Volkswagen may be on the way to settling with U.S. regulators and customers over its diesel emissions cheating, but the carmaker is a long way from rebuilding its reputation. VW also has to invest significant amounts of cash in recalling diesel cars, or buying them back from owners, as well as paying fines and settling lawsuits.

The company that until recently aimed to challenge General Motors and Toyota for the title of world’s largest carmaker may cut at least 40 models globally, reports German business magazine Handelsblatt. The VW Group currently has 340 models across its many brands, but will trim that number to “well below 300,” the magazine said, citing anonymous sources familiar with the matter.

Volkswagen has a very diverse lineup. Besides the main VW brand, its possessions include everything from European-market brands Skoda and Seat to Audi and Porsche, as well as Lamborghini, Bentley, and Bugatti.

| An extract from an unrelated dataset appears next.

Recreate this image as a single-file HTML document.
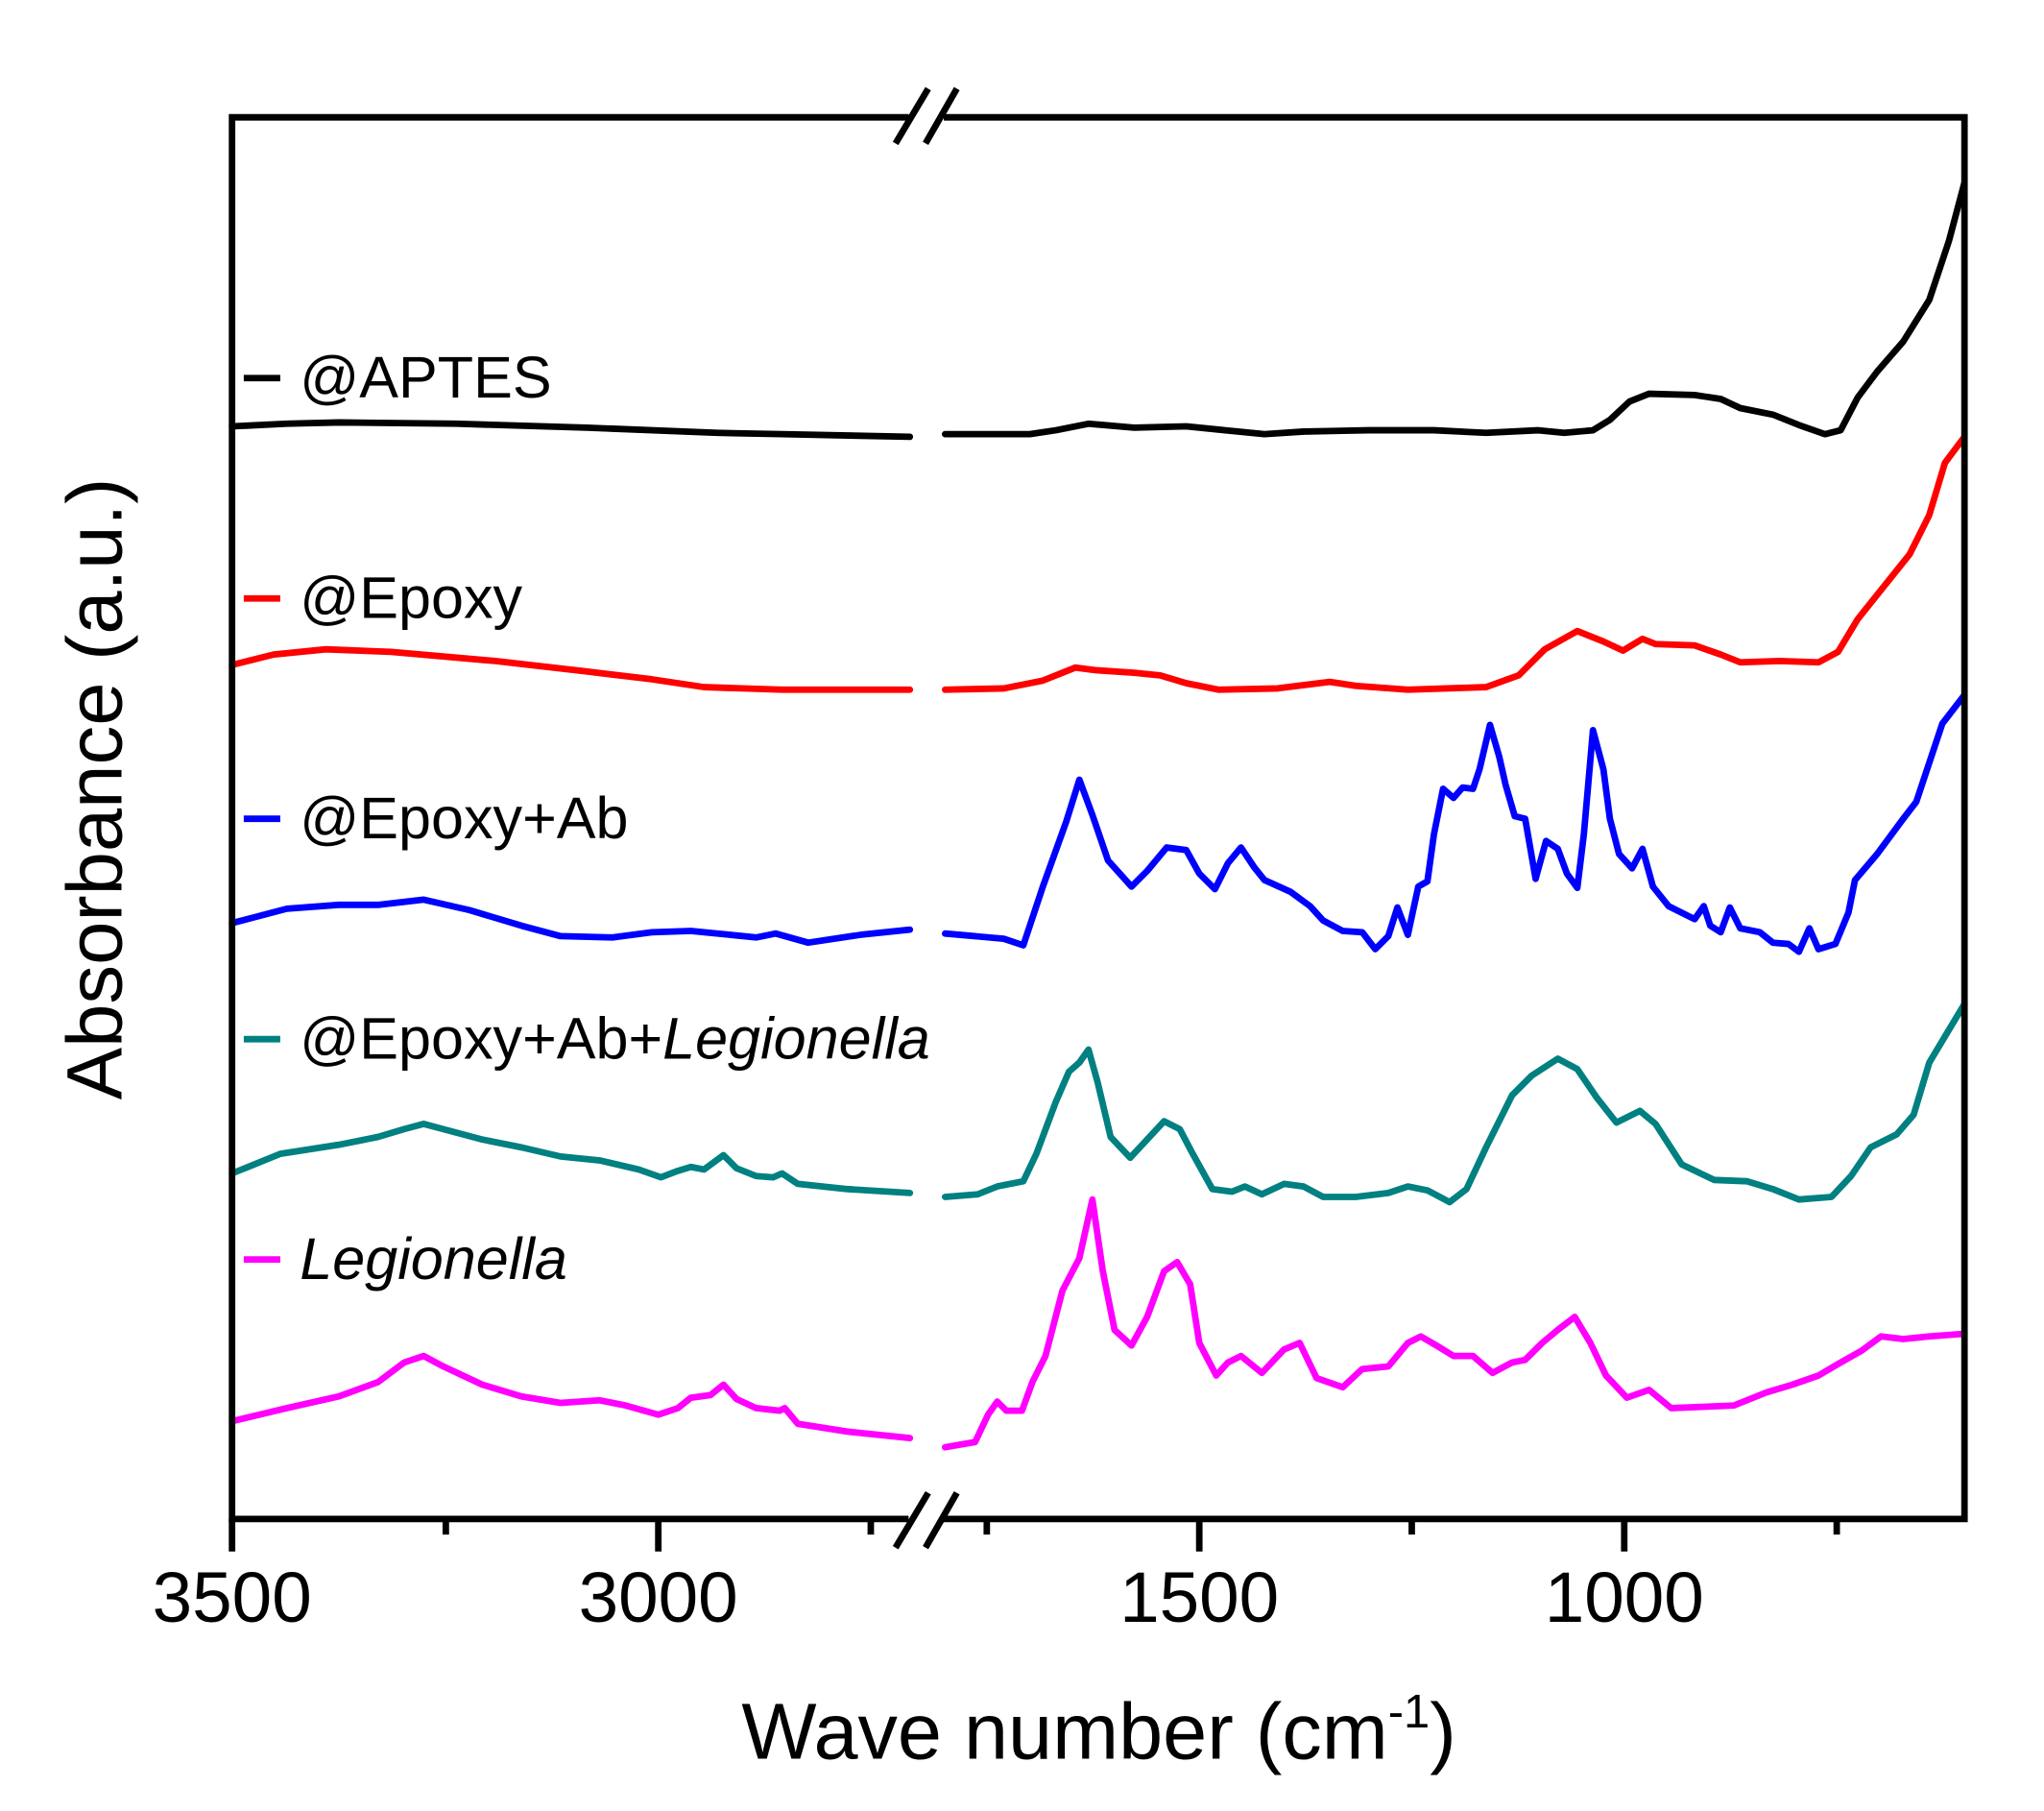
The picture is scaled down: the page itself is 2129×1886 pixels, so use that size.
<!DOCTYPE html>
<html><head><meta charset="utf-8"><style>html,body{margin:0;padding:0;background:#fff;}svg{display:block;}</style></head>
<body>
<svg width="2129" height="1886" viewBox="0 0 1568 1389" preserveAspectRatio="none" xmlns="http://www.w3.org/2000/svg" font-family="Liberation Sans, Arial, sans-serif">
<rect width="1568" height="1389" fill="#fff"/>
<g fill="none" stroke-width="5" stroke-linejoin="round" stroke-linecap="round">
<polyline stroke="#000" points="178,327 220,325 260,324 350,325 450,328 550,332 600,333 698,335"/>
<polyline stroke="#000" points="725,333 790,333 810,330 835,325 870,328 910,327 940,330 970,333 1000,331 1050,330 1100,330 1140,332 1180,330 1200,332 1222,330 1235,322 1250,308 1265,302 1300,303 1320,306 1335,313 1360,318 1380,326 1400,333 1412,330 1425,305 1440,285 1460,262 1480,230 1495,185 1507,140"/>
<polyline stroke="#ff0000" points="178,510 210,502 250,498 300,500 380,507 450,515 500,521 540,527 600,529 698,529"/>
<polyline stroke="#ff0000" points="725,529 770,528 800,522 825,512 840,514 870,516 890,518 910,524 935,529 980,528 1020,523 1040,526 1080,529 1140,527 1165,518 1185,498 1210,484 1230,492 1245,499 1260,490 1270,494 1300,495 1320,502 1335,508 1365,507 1395,508 1410,500 1425,475 1445,450 1465,425 1480,395 1492,355 1507,335"/>
<polyline stroke="#0000ff" points="178,708 220,697 260,694 290,694 325,690 360,698 400,710 430,718 470,719 500,715 530,714 560,717 580,719 595,716 620,723 660,717 698,713"/>
<polyline stroke="#0000ff" points="725,716 770,720 785,725 800,680 818,630 828,598 838,625 850,660 868,680 880,668 895,650 910,652 920,670 932,682 942,662 952,650 962,665 970,675 990,684 1005,695 1015,706 1030,714 1045,715 1055,728 1065,718 1072,696 1080,717 1088,680 1095,676 1100,640 1107,605 1115,612 1122,604 1130,605 1135,590 1143,556 1150,580 1155,602 1162,626 1170,628 1178,674 1186,645 1195,651 1202,670 1210,681 1215,640 1222,560 1230,590 1235,628 1242,655 1252,666 1260,651 1268,680 1280,695 1300,705 1307,695 1312,710 1320,715 1327,696 1335,712 1350,715 1360,723 1372,724 1380,730 1388,712 1395,728 1408,724 1418,700 1423,675 1440,655 1460,628 1470,615 1480,585 1490,555 1507,533"/>
<polyline stroke="#008080" points="178,900 215,885 260,878 290,872 310,866 325,862 340,866 370,874 400,880 430,887 460,890 490,897 507,903 520,898 530,895 540,897 555,886 565,896 580,902 593,903 600,900 612,908 650,912 698,915"/>
<polyline stroke="#008080" points="725,918 750,916 765,910 785,906 795,885 810,845 820,822 828,815 835,805 842,830 852,872 867,888 880,874 893,860 905,866 915,885 930,912 945,914 955,910 968,916 985,908 1000,910 1015,918 1040,918 1065,915 1080,910 1095,913 1112,922 1125,912 1140,880 1160,840 1175,825 1195,812 1210,820 1225,842 1240,861 1258,852 1270,862 1290,893 1315,905 1340,906 1360,912 1380,920 1405,918 1420,902 1435,880 1455,870 1468,855 1480,815 1495,790 1507,770"/>
<polyline stroke="#ff00ff" points="178,1090 220,1080 260,1071 290,1060 310,1045 325,1040 340,1048 370,1062 400,1071 430,1076 460,1074 480,1078 505,1085 520,1080 530,1072 545,1070 555,1062 565,1073 580,1080 598,1082 602,1080 612,1092 650,1098 698,1103"/>
<polyline stroke="#ff00ff" points="725,1110 748,1106 758,1085 765,1075 772,1082 784,1082 792,1060 802,1040 815,990 828,965 838,920 846,975 855,1020 868,1032 880,1010 893,975 903,968 913,985 920,1030 933,1055 942,1045 952,1040 968,1053 985,1035 997,1030 1010,1057 1030,1064 1045,1050 1065,1048 1080,1030 1090,1025 1102,1032 1115,1040 1130,1040 1145,1053 1160,1045 1170,1043 1183,1030 1195,1020 1208,1010 1220,1030 1232,1055 1248,1072 1265,1066 1282,1080 1330,1078 1355,1068 1375,1062 1395,1055 1412,1045 1428,1036 1443,1025 1460,1027 1480,1025 1507,1023"/>
</g>
<g stroke="#000" stroke-width="5" fill="none">
<polyline points="697,90 178,90 178,1165 697,1165"/>
<polyline points="724,90 1507,90 1507,1165 724,1165"/>
<line x1="687" y1="110" x2="712" y2="68"/>
<line x1="710" y1="110" x2="734" y2="68"/>
<line x1="687" y1="1187" x2="712" y2="1145"/>
<line x1="710" y1="1187" x2="734" y2="1145"/>
<line x1="178" y1="1165" x2="178" y2="1190"/>
<line x1="505" y1="1165" x2="505" y2="1190"/>
<line x1="920" y1="1165" x2="920" y2="1190"/>
<line x1="1246" y1="1165" x2="1246" y2="1190"/>
<line x1="342" y1="1165" x2="342" y2="1177"/>
<line x1="668" y1="1165" x2="668" y2="1177"/>
<line x1="757" y1="1165" x2="757" y2="1177"/>
<line x1="1083" y1="1165" x2="1083" y2="1177"/>
<line x1="1409" y1="1165" x2="1409" y2="1177"/>
</g>
<g font-size="55" text-anchor="middle" fill="#000">
<text x="178" y="1244">3500</text>
<text x="505" y="1244">3000</text>
<text x="920" y="1244">1500</text>
<text x="1246" y="1244">1000</text>
</g>
<text x="843" y="1349" font-size="61" text-anchor="middle">Wave number (cm<tspan font-size="36" dy="-24">-1</tspan><tspan dy="24">)</tspan></text>
<text transform="translate(93,605) rotate(-90)" font-size="60" text-anchor="middle">Absorbance (a.u.)</text>
<g stroke-width="5">
<line x1="187" y1="290" x2="215" y2="290" stroke="#000"/>
<line x1="187" y1="459" x2="215" y2="459" stroke="#ff0000"/>
<line x1="187" y1="628" x2="215" y2="628" stroke="#0000ff"/>
<line x1="187" y1="797" x2="215" y2="797" stroke="#008080"/>
<line x1="187" y1="966" x2="215" y2="966" stroke="#ff00ff"/>
</g>
<g font-size="45" fill="#000">
<text x="230" y="305">@APTES</text>
<text x="230" y="474">@Epoxy</text>
<text x="230" y="643">@Epoxy+Ab</text>
<text x="230" y="812">@Epoxy+Ab+<tspan font-style="italic">Legionella</tspan></text>
<text x="230" y="981" font-style="italic">Legionella</text>
</g>
</svg>
</body></html>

In an announcement last week of a new corporate strategy that also includes greater emphasis on electric cars, VW Group CEO Matthias Müller did says that some models would be cut, but did not offer specifics.

Read more: Former VW CEO under investigation for possible market manipulation

Beyond cars, rumors have persisted since last year that Volkswagen will sell commercial truck and bus manufacturer MAN. VW also owns Scania, so it could remain in the commercial vehicle game even if it dropped MAN. There are also rumors that Audi may sell motorcycle manufacturer Ducati, which it acquired in 2012. Audi denies this, however.

At the same time, however, Volkswagen is planning several new electric models. Already confirmed are a new, all-electric Volkswagen Phaeton, as well as production versions of the Audi e-tron quattro and Porsche Mission E concepts. As part of the new corporate strategy announced last week, VW will aim for sales of 2 million to 3 million electric cars by 2025. Considering that VW has very few electric models in its lineup right now, that hints at a product blitz.

While it attempts to reorganize, Volkswagen still must address the damage from the diesel scandal. A final settlement with U.S. regulators is due next week, and is expected to include provisions for both modifying cars to meet emissions standards and buying them back if owners want to sell. Separate from the settlement, VW will likely have to pay heavy fines for its illegal actions as well.